Zakaib revised the order in 2009, with the same result, and Schmalhorst appealed.

"Savilla and her legal counsel consistently acted adverse to Eugenia Moschgat's interest and potential recovery and in fact diminished the value of her claim," the Ransons wrote.

"The personal representative of an estate acting in a fiduciary capacity has a duty to manage the estate under his control to the advantage of those interested in it and to act on their behalf," they wrote.

"Instead, Ms. Moschgat received just the opposite," they wrote.

They wrote that Workman recovered fees of $63,333 and expenses of $10,529.64 from a settlement with the city. They wrote that Zakaib ordered duplicate payment of expenses Workman recovered from the settlement with the city.

"Full information was consistently provided by the Workman firm to Ms. Moschgat, and her interests were vigorously protected," ReBrook replied.

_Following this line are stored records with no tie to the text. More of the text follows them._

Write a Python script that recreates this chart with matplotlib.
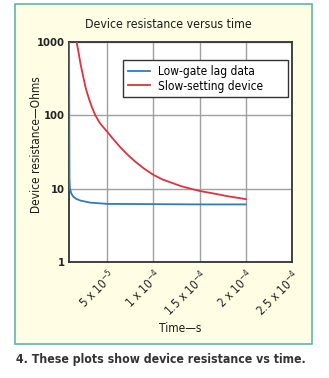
import matplotlib
matplotlib.use("Agg")
import matplotlib.pyplot as plt
from matplotlib.patches import Rectangle
from matplotlib.ticker import FixedLocator, NullLocator

plt.rcParams['font.family'] = ['Liberation Sans Narrow', 'DejaVu Sans']
plt.rcParams['font.stretch'] = 'condensed'
plt.rcParams['mathtext.default'] = 'regular'

# Data (time in seconds, resistance in ohms)
slow_t = [1.68e-5, 1.9e-5, 2.1e-5, 2.3e-5, 2.5e-5, 2.7e-5, 3.0e-5, 3.3e-5, 3.7e-5, 4.2e-5,
          4.97e-5, 5.7e-5, 6.42e-5, 7.2e-5, 8.0e-5, 9.0e-5, 1.0e-4, 1.1e-4, 1.2e-4, 1.3e-4,
          1.4e-4, 1.5e-4, 1.65e-4, 1.8e-4, 2.0e-4]
slow_r = [1000, 700, 500, 380, 290, 225, 170, 132, 100, 78,
          60, 46.5, 36.5, 29, 23.5, 18.7, 15.4, 13.3, 12.0, 10.8,
          10.0, 9.3, 8.6, 7.9, 7.2]

lowgate_t = [0.85e-5, 0.9e-5, 0.95e-5, 1.1e-5, 1.3e-5, 1.6e-5, 2.05e-5, 3.14e-5, 5.0e-5, 1.0e-4, 1.5e-4, 2.0e-4]
lowgate_r = [3000, 14, 10, 8.6, 7.8, 7.3, 6.9, 6.45, 6.2, 6.15, 6.1, 6.1]

xticks = [5e-5, 1e-4, 1.5e-4, 2e-4, 2.5e-4]
xticklabels = ['5 x 10$^{-5}$', '1 x 10$^{-4}$', '1.5 x 10$^{-4}$', '2 x 10$^{-4}$', '2.5 x 10$^{-4}$']
yticks = [1, 10, 100, 1000]
yticklabels = ['1', '10', '100', '1000']

W, H = 329, 378
fig = plt.figure(figsize=(W / 100, H / 100), dpi=100)
fig.patch.set_facecolor('white')

# cream panel with teal border
panel = Rectangle((15 / W, 1 - 344 / H), (312 - 15) / W, (344 - 4) / H,
                  transform=fig.transFigure, facecolor='#fffde3', edgecolor='#5db8ab',
                  linewidth=1.2, zorder=-5)
fig.add_artist(panel)

ax = fig.add_axes([69 / W, 1 - 262 / H, (292 - 69) / W, (262 - 42) / H])
ax.set_zorder(2)
ax.set_facecolor('white')
ax.set_yscale('log')
ax.set_xlim(0.85e-5, 2.5e-4)
ax.set_ylim(1, 1000)

ax.xaxis.set_major_locator(FixedLocator(xticks))
ax.set_xticklabels(xticklabels, rotation=45, ha='right', rotation_mode='anchor',
                   fontsize=8.5, color='#222222')
ax.yaxis.set_major_locator(FixedLocator(yticks))
ax.yaxis.set_minor_locator(NullLocator())
ax.set_yticklabels(yticklabels, fontsize=8, fontweight='bold', color='#222222')
ax.tick_params(axis='both', length=0, pad=3)
ax.tick_params(axis='x', pad=4)

ax.grid(True, color='#a0a0a0', linewidth=1.0)
ax.set_axisbelow(True)
for s in ax.spines.values():
    s.set_color('#333333')
    s.set_linewidth(1.3)

ax.plot(lowgate_t, lowgate_r, color='#2e7bbf', linewidth=1.3, label='Low-gate lag data', zorder=3)
ax.plot(slow_t, slow_r, color='#d9343f', linewidth=1.3, label='Slow-setting device', zorder=3)

# legend box spans pixels x 123..288, y 60..97
lx0 = (123 - 69) / 223
lx1 = (288 - 69) / 223
ly1 = (262 - 60) / 220
ly0 = (262 - 97) / 220
leg = ax.legend(loc='upper left', bbox_to_anchor=(lx0, ly0, lx1 - lx0, ly1 - ly0),
                mode='expand', borderaxespad=0,
                fontsize=8.6, frameon=True, fancybox=False, handlelength=1.9,
                handletextpad=0.6, borderpad=0.4, labelspacing=0.15)
leg.get_frame().set_edgecolor('#333333')
leg.get_frame().set_linewidth(1.0)
leg.get_frame().set_facecolor('white')
leg.get_frame().set_alpha(1)

fig.text(168 / W, 1 - 24 / H, 'Device resistance versus time', ha='center', va='center',
         fontsize=8.8, color='#1a1a1a')
fig.text(37 / W, 1 - 145 / H, 'Device resistance\u2014Ohms', ha='center', va='center',
         rotation=90, fontsize=8.6, color='#1a1a1a')
fig.text(180 / W, 1 - 328 / H, 'Time\u2014s', ha='center', va='center',
         fontsize=8.6, color='#1a1a1a')
fig.text(16 / W, 1 - 359 / H, '4. These plots show device resistance vs time.',
         ha='left', va='center', fontsize=8.8, fontweight='bold', color='#333333')

fig.savefig('out.png', dpi=100, facecolor='white')
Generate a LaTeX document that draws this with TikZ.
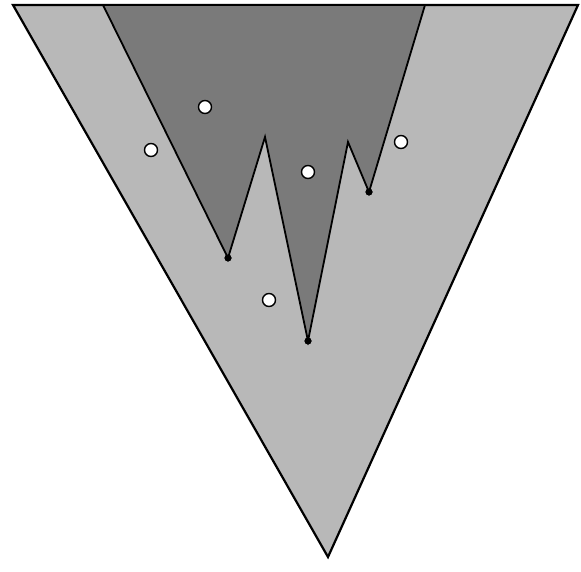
\documentclass[tikz,border=0pt]{standalone}
\begin{document}
\begin{tikzpicture}[x=1pt,y=-1pt,
  outer/.style={fill=black!28,draw=black,line width=2.2pt,line join=miter},
  inner/.style={fill=black!52,draw=black,line width=1.8pt,line join=miter},
  hole/.style={circle,fill=white,draw=black,line width=1.4pt,inner sep=0pt,minimum size=13pt},
  tip/.style={circle,fill=black,inner sep=0pt,minimum size=7pt}]
\useasboundingbox (0,0) rectangle (581,571);
\coordinate (TL) at (13,5);
\coordinate (TR) at (578,5);
\coordinate (B) at (328,557);
\draw[outer] (TL) -- (TR) -- (B) -- cycle;
\coordinate (DL) at (103,5);
\coordinate (DR) at (425,5);
\coordinate (P1) at (265,137);
\coordinate (P2) at (348,142);
\node[tip] (t1) at (228,258) {};
\node[tip] (t2) at (308,341) {};
\node[tip] (t3) at (369,192) {};
\draw[inner] (DL) -- (t1.center) -- (P1) -- (t2.center) -- (P2) -- (t3.center) -- (DR) -- cycle;
\node[tip] at (t1) {};
\node[tip] at (t2) {};
\node[tip] at (t3) {};
\draw[line width=2.2pt] (TL) -- (TR);
\node[hole] (h1) at (151,150) {};
\node[hole] (h2) at (205,107) {};
\node[hole] (h3) at (308,172) {};
\node[hole] (h4) at (401,142) {};
\node[hole] (h5) at (269,300) {};
\end{tikzpicture}
\end{document}
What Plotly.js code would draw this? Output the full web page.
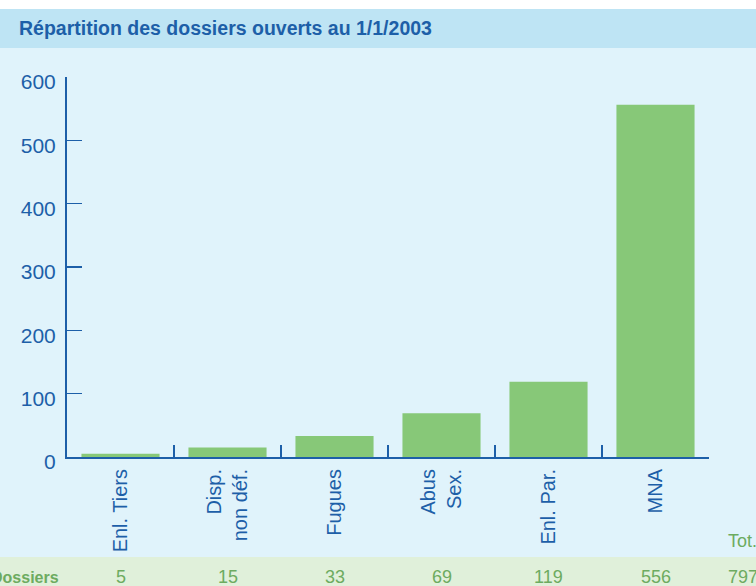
<!DOCTYPE html>
<html>
<head>
<meta charset="utf-8">
<script src="https://cdn.plot.ly/plotly-3.0.1.min.js"></script>
<style>html,body{margin:0;padding:0;background:#fff;}#chart{width:756px;height:586px;}</style>
</head>
<body>
<div id="chart"></div>
<script>
const categories = ["Enl. Tiers", "Disp.<br>non déf.", "Fugues", "Abus<br>Sex.", "Enl. Par.", "MNA"];
const dossiers = [5, 15, 33, 69, 119, 556];
const totalLabel = "Tot.";
const totalValue = 797;
const rowLabel = "Dossiers";
const yTicks = [0, 100, 200, 300, 400, 500, 600];
const chartTitle = "Répartition des dossiers ouverts au 1/1/2003";

const BLUE = "#1d5fa8";
const GREEN_TXT = "#6dab60";
const W = 756, H = 586, L = 67, R = 47, T = 77, B = 129;
const pw = W - L - R, ph = H - T - B;
const px = v => (v - L) / pw;
const py = v => (H - B - v) / ph;

const trace = {
  type: "bar",
  x: categories,
  y: dossiers,
  width: 0.73,
  marker: {color: "#87c878"},
  hoverinfo: "none"
};

const annotations = [
  {xref: "paper", yref: "paper", x: px(17), y: py(28), xanchor: "left", yanchor: "middle",
   text: "<b>" + chartTitle + "</b>", showarrow: false,
   font: {family: "Liberation Sans, Arial, sans-serif", size: 19.5, color: BLUE}},
  {xref: "paper", yref: "paper", x: px(61), y: py(577), xanchor: "right", yanchor: "middle",
   text: "<b>" + rowLabel + "</b>", showarrow: false,
   font: {family: "Liberation Sans, Arial, sans-serif", size: 16, color: GREEN_TXT}},
  {xref: "paper", yref: "paper", x: px(726), y: py(541), xanchor: "left", yanchor: "middle",
   text: totalLabel, showarrow: false,
   font: {family: "Liberation Sans, Arial, sans-serif", size: 18, color: GREEN_TXT}},
  {xref: "paper", yref: "paper", x: px(726), y: py(577), xanchor: "left", yanchor: "middle",
   text: String(totalValue), showarrow: false,
   font: {family: "Liberation Sans, Arial, sans-serif", size: 18, color: GREEN_TXT}}
];
categories.forEach((c, i) => {
  annotations.push({xref: "x", yref: "paper", x: c, y: py(577), xanchor: "center", yanchor: "middle",
    text: String(dossiers[i]), showarrow: false,
    font: {family: "Liberation Sans, Arial, sans-serif", size: 18, color: GREEN_TXT}});
});

const shapes = [
  {type: "rect", xref: "paper", yref: "paper", x0: px(0), x1: px(W), y0: py(0), y1: py(9), fillcolor: "#ffffff", line: {width: 0}, layer: "below"},
  {type: "rect", xref: "paper", yref: "paper", x0: px(0), x1: px(W), y0: py(9), y1: py(48), fillcolor: "#bee4f4", line: {width: 0}, layer: "below"},
  {type: "rect", xref: "paper", yref: "paper", x0: px(0), x1: px(W), y0: py(557), y1: py(586), fillcolor: "#e0f0da", line: {width: 0}, layer: "below"}
];

const layout = {
  width: W, height: H,
  margin: {l: L, r: R, t: T, b: B, pad: 0},
  paper_bgcolor: "#e0f3fb",
  plot_bgcolor: "#e0f3fb",
  showlegend: false,
  font: {family: "Liberation Sans, Arial, sans-serif", color: BLUE},
  xaxis: {
    type: "category",
    range: [-0.5, 5.5],
    showline: true, linecolor: BLUE, linewidth: 2,
    ticks: "inside", tickson: "boundaries", ticklen: 12, tickcolor: BLUE, tickwidth: 1.5,
    tickangle: -90,
    tickfont: {size: 20, color: BLUE},
    ticklabelstandoff: 2,
    showgrid: false, zeroline: false, fixedrange: true
  },
  yaxis: {
    range: [0, 600],
    tickvals: yTicks,
    showline: true, linecolor: BLUE, linewidth: 2,
    ticks: "inside", ticklen: 15, tickcolor: BLUE, tickwidth: 1.5,
    tickfont: {size: 21, color: BLUE},
    ticklabelstandoff: 5,
    ticklabelshift: 5,
    showgrid: false, zeroline: false, fixedrange: true
  },
  shapes: shapes,
  annotations: annotations
};

Plotly.newPlot("chart", [trace], layout, {displayModeBar: false, staticPlot: true});
</script>
</body>
</html>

He wrote that she received a fair share of the proceeds of the settlement with the city. He wrote that the Ransons did an end run around Savilla by entering into a secret settlement with Speedway, in an amount far less than the value of the case.

He claimed the settlement constituted legal malpractice.

He wrote that the Workman firm "spent an enormous amount of time and money representing the interests of all of the potential beneficiaries."

He wrote that any allegation that Workman harmed Schmalhorst's claim was absurd.

"It is not this Court's job to determine the appropriate division of attorney's fees," he wrote. "Had the Ranson Firm just stayed out of this litigation and let the administratix and counsel for the estate do their job, Ms. Moschgat would have received a significantly more favorable settlement.

"The circuit court provided adequate compensation to the Ranson Firm for the extremely brief and limited time it represented the estate."

Workman won a 12-year term on the Supreme Court of Appeals in 2008.